I usually teach group fitness classes but, every once in a while, I like to attend one. Although my heart is completely stolen by the feeling of heavy weights on my back, I think jumping into a circuit class once in a while helps me to meet my students where they are in their fitness journey. The empathy that I felt during that never-ending minute of burpees was every reason I will ever need to go. I wanted to save this poor girl from that devastating minute of torture and embarrassment. I wanted to help her one-on-one and show her the ropes. I wanted to speak words of encouragement to her and promise her things would get better if she stuck with it. I wanted to give her all of the things that made the difference for me in my fitness journey.

Most people think that I was born a weight-lifting, sled-pushing, box-jumping athlete. HA.

I wish!

I've spoken a lot about my struggle with Anorexia here, and many people know the severely underweight version of myself. Not many of my friends knew me when it was my turn to be a beginner..


At age 16, I was told by my doctor that I was overweight and had high cholesterol. I found about 20lbs when I lost my beloved competitive cheer gym and moved on to the ninth grade. I had become a heavy-set base on my low-intensity high school cheerleading team in attempt to fill the hole that leaving my only hobby had brought me. I added another 18 pounds when I was put on birth control my Sophomore year. I was out of shape, hated myself, and ate what I always did when I was more active. I was so confused. I tried every crash diet and exercise in the book, and nothing took the weight off. I just wanted to give up.
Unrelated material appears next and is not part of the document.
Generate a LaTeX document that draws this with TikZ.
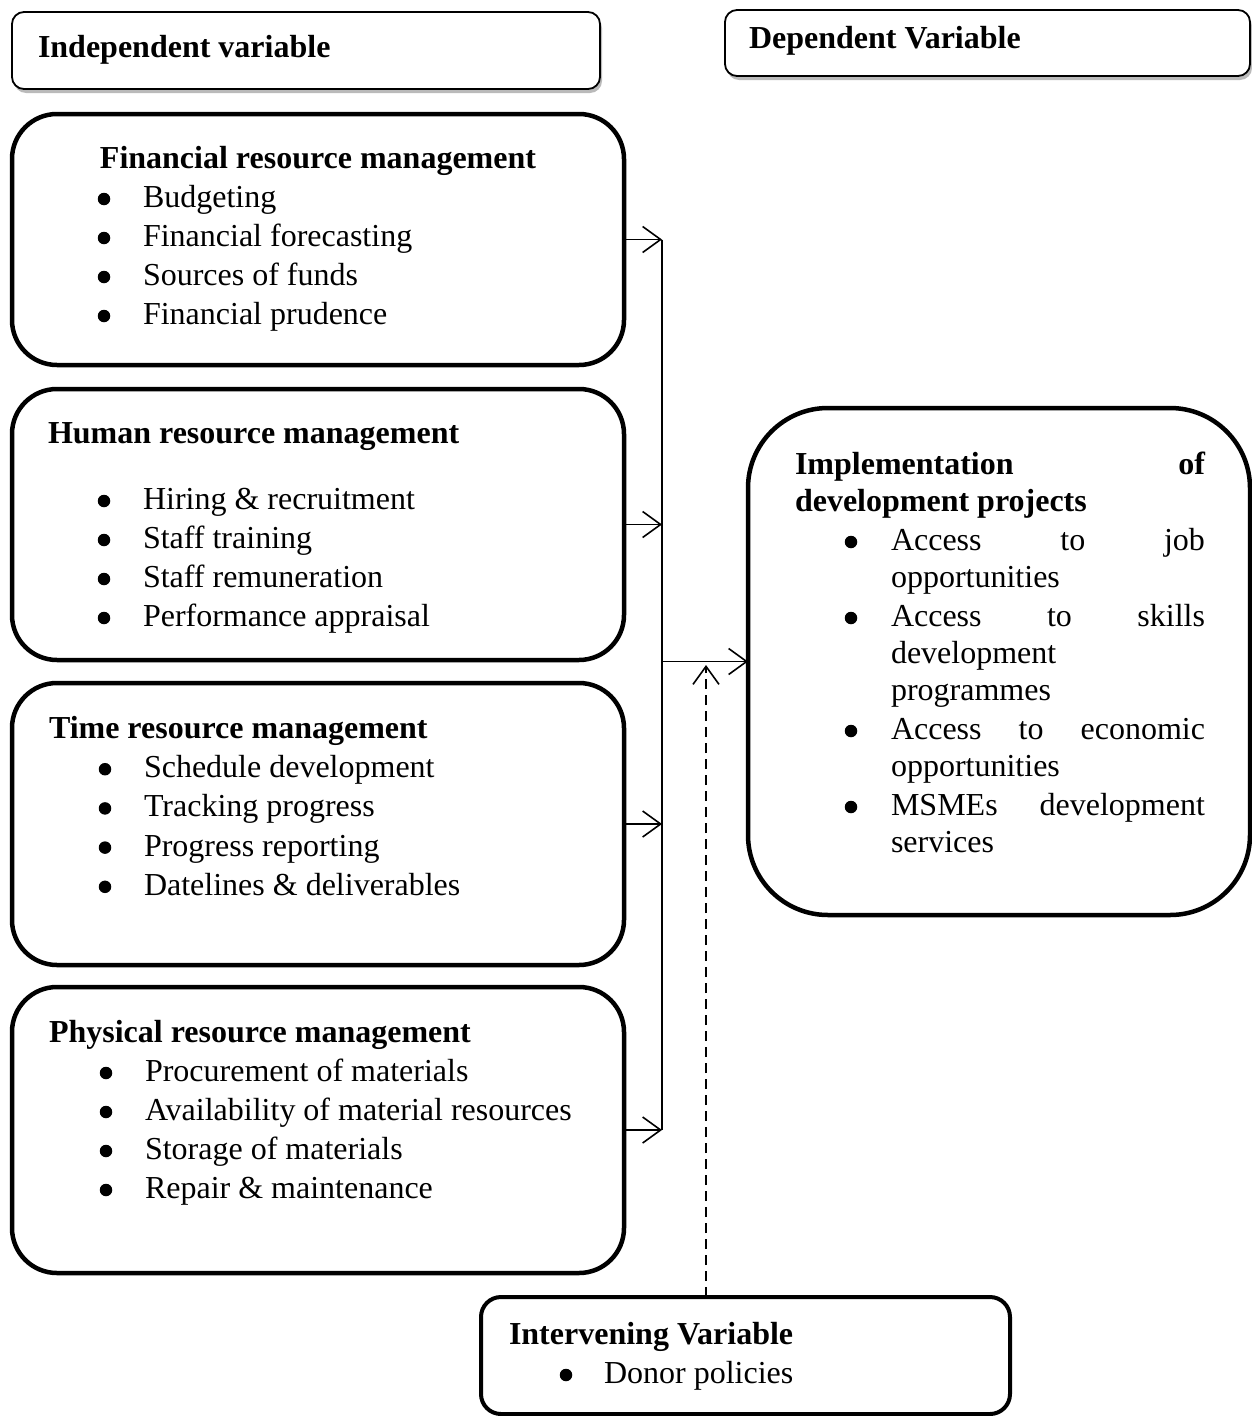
\documentclass[tikz,border=0pt]{standalone}
\usepackage{fontspec}
\setmainfont{Liberation Serif}
\usetikzlibrary{arrows.meta,shadows}
\begin{document}
\begin{tikzpicture}[x=1pt,y=-1pt,
 every node/.style={inner sep=0pt, outer sep=0pt, font=\fontsize{32}{39}\selectfont},
 txt/.style={anchor=base west},
 ttl/.style={anchor=base west, font=\fontsize{32}{39}\selectfont\bfseries},
 bul/.style={circle, fill=black, minimum size=12.5pt, yshift=8.5pt},
 bigbox/.style={draw, line width=4.5pt, rounded corners=45pt},
 topbox/.style={draw, line width=1.8pt, rounded corners=12pt, fill=white,
   drop shadow={shadow xshift=2pt, shadow yshift=-4pt, fill=black!45, opacity=0.6}},
 conn/.style={line width=1.6pt},
 arr/.style={conn, -{Straight Barb[length=18pt,width=26pt,line width=1.6pt]}},
]
\useasboundingbox (0,0) rectangle (1252,1416);

% header boxes
\node[topbox, minimum width=588pt, minimum height=77pt] (indep) at (306,50.5) {};
\node[ttl] (indept) at (38,57) {Independent variable};
\node[topbox, minimum width=525pt, minimum height=66pt] (dep) at (987.5,43) {};
\node[ttl] (dept) at (749,48) {Dependent Variable};

% independent boxes
\node[bigbox, minimum width=612pt, minimum height=251pt] (fin) at (318,239.5) {};
\node[ttl, anchor=base] (fint) at (318,168.5) {Financial resource management};
\foreach \t [count=\i] in {Budgeting,Financial forecasting,Sources of funds,Financial prudence}{
  \node[bul] (finb\i) at (104,{168.5+39*\i}) {};
  \node[txt] (fini\i) at (143,{168.5+39*\i}) {\t};
}

\node[bigbox, minimum width=612pt, minimum height=271pt] (hum) at (318,524.5) {};
\node[ttl] (humt) at (48,443.5) {Human resource management};
\foreach \t [count=\i] in {Hiring \& recruitment,Staff training,Staff remuneration,Performance appraisal}{
  \node[bul] (humb\i) at (104,{470.5+39*\i}) {};
  \node[txt] (humi\i) at (143,{470.5+39*\i}) {\t};
}

\node[bigbox, minimum width=612pt, minimum height=282pt] (tim) at (318,824) {};
\node[ttl] (timt) at (49,738.5) {Time resource management};
\foreach \t [count=\i] in {Schedule development,Tracking progress,Progress reporting,Datelines \& deliverables}{
  \node[bul] (timb\i) at (105,{738.5+39.2*\i}) {};
  \node[txt] (timi\i) at (144,{738.5+39.2*\i}) {\t};
}

\node[bigbox, minimum width=612pt, minimum height=286pt] (phys) at (318,1130) {};
\node[ttl] (physt) at (49,1042.5) {Physical resource management};
\foreach \t [count=\i] in {Procurement of materials,Availability of material resources,Storage of materials,Repair \& maintenance}{
  \node[bul] (physb\i) at (106,{1042.5+39*\i}) {};
  \node[txt] (physi\i) at (145,{1042.5+39*\i}) {\t};
}

% dependent box
\node[bigbox, rounded corners=80pt, minimum width=502pt, minimum height=507pt] (impl) at (999,661.5) {};
\node[ttl] (implt1) at (795,474.5) {\hbox to 410pt{Implementation\hfill of}};
\node[ttl] (implt2) at (795,511.5) {development projects};
\node[bul] (implb1) at (851,550.5) {};
\node[txt] (impli1) at (891,550.5) {\hbox to 314pt{Access\hfill to\hfill job}};
\node[txt] (impli1b) at (891,587.5) {opportunities};
\node[bul] (implb2) at (851,626.5) {};
\node[txt] (impli2) at (891,626.5) {\hbox to 314pt{Access\hfill to\hfill skills}};
\node[txt] (impli2b) at (891,663.5) {development};
\node[txt] (impli2c) at (891,700.5) {programmes};
\node[bul] (implb3) at (851,739.5) {};
\node[txt] (impli3) at (891,739.5) {\hbox to 314pt{Access\hfill to\hfill economic}};
\node[txt] (impli3b) at (891,776.5) {opportunities};
\node[bul] (implb4) at (851,815.5) {};
\node[txt] (impli4) at (891,815.5) {\hbox to 314pt{MSMEs\hfill development}};
\node[txt] (impli4b) at (891,852.5) {services};

% intervening box
\node[draw, line width=4pt, rounded corners=20pt, minimum width=529pt, minimum height=117pt] (interv) at (745.5,1355.5) {};
\node[ttl] (intervt) at (509,1344.5) {Intervening Variable};
\node[bul] (intervb) at (566,1383.5) {};
\node[txt] (intervi) at (604,1383.5) {Donor policies};

% connectors
\coordinate (bus) at (662,0);
\coordinate (dx) at (706,0);
\coordinate (dtip) at (706,665);
\draw[conn] (fin.east -| bus) -- (phys.east -| bus);
\draw[arr] (fin.east) -- (fin.east -| bus);
\draw[arr] (hum.east) -- (hum.east -| bus);
\draw[arr] (tim.east) -- (tim.east -| bus);
\draw[arr] (phys.east) -- (phys.east -| bus);
\draw[arr] (impl.west -| bus) -- (impl.west);
\draw[arr, dash pattern=on 10pt off 6pt] (interv.north -| dx) -- (dtip);
\end{tikzpicture}
\end{document}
Sometimes, when I see people at the beginning of their fitness journey, I re-visit the grave of the Kendall I used to know. The one who somehow found the courage to stick with it, lost 50lbs, and kept fighting for a healthy lifestyle. I wish that some of those struggling individuals could have met her so that they would trust me when I tell them that I have been there. I want to show them that I am so blessed to have the story that I have, and that they have the potential to live a great story too. Every great story has a struggle. The plot twist comes when you choose to overcome.

The next time you feel like that person next to you was born an athlete, I hope that you find peace knowing that everyone is a beginner at some point. Keep fighting, hold your chin high, don't doubt your worth, and find the courage to hold on for just one more minute of miserable push ups. It's going to get better, I know so.